#### [WHAT IS ASKED]
Repeat, exactly and only, the lines from the beginning of the data through the line with "fig = go.Figure()". Pictures are left out.
====================
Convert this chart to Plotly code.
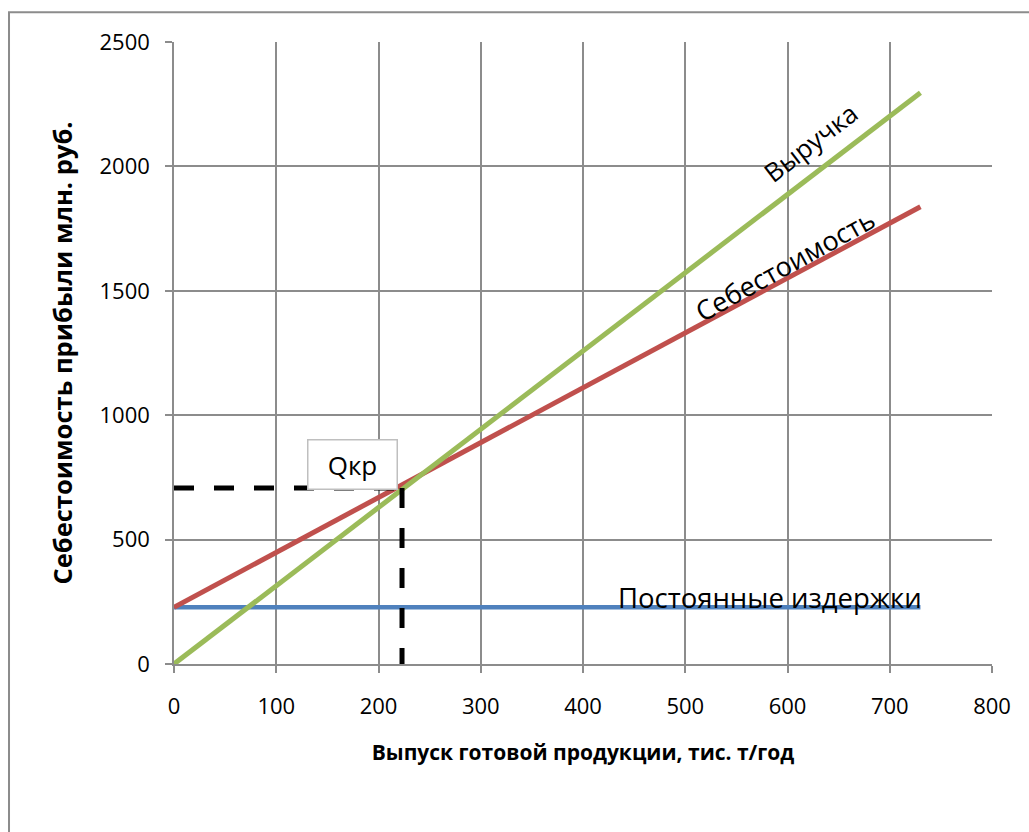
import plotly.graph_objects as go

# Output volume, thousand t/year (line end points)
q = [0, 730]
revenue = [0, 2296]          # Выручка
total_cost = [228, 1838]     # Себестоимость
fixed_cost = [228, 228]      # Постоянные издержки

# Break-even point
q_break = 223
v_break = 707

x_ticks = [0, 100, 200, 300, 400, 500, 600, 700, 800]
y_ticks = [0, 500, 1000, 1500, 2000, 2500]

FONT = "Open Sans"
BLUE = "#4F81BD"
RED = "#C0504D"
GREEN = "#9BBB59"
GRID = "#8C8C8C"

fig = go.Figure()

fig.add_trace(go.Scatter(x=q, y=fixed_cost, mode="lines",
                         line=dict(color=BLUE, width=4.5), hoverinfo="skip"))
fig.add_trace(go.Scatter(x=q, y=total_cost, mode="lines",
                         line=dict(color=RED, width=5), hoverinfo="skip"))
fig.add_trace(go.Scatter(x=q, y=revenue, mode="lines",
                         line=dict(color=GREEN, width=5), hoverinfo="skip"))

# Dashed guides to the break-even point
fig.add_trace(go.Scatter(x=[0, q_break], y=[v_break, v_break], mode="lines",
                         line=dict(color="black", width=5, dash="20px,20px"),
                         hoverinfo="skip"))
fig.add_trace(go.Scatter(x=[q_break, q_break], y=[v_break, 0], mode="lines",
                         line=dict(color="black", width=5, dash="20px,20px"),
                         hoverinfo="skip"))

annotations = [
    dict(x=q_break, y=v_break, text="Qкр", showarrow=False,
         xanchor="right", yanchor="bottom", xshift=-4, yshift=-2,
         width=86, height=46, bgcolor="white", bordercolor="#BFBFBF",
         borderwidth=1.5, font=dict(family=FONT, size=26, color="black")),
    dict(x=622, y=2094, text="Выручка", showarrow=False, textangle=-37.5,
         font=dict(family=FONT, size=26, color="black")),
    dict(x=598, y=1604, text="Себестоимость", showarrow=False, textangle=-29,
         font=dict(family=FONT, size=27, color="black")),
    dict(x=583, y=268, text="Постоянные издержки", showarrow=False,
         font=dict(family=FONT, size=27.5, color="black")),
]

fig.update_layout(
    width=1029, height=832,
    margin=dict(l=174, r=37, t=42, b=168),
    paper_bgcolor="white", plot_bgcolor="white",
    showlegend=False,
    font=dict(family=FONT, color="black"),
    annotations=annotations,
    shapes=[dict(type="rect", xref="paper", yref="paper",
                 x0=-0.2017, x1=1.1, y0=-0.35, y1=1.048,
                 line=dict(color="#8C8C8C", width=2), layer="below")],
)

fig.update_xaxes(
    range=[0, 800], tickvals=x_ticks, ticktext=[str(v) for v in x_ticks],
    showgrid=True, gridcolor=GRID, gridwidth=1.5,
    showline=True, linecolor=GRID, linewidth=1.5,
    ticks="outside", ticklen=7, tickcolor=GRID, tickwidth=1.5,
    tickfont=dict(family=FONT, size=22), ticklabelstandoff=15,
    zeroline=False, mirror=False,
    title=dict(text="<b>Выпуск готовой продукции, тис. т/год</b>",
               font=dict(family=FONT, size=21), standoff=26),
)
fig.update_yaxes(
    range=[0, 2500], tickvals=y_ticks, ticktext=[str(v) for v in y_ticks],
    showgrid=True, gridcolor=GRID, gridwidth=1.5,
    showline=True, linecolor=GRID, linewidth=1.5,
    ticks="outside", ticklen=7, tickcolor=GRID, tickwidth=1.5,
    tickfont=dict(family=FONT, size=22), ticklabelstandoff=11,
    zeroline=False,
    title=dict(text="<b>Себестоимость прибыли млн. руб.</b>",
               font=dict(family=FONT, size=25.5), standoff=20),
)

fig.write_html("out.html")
====================
#### [TASK SOLUTION]
Convert this chart to Plotly code.
import plotly.graph_objects as go

# Output volume, thousand t/year (line end points)
q = [0, 730]
revenue = [0, 2296]          # Выручка
total_cost = [228, 1838]     # Себестоимость
fixed_cost = [228, 228]      # Постоянные издержки

# Break-even point
q_break = 223
v_break = 707

x_ticks = [0, 100, 200, 300, 400, 500, 600, 700, 800]
y_ticks = [0, 500, 1000, 1500, 2000, 2500]

FONT = "Open Sans"
BLUE = "#4F81BD"
RED = "#C0504D"
GREEN = "#9BBB59"
GRID = "#8C8C8C"

fig = go.Figure()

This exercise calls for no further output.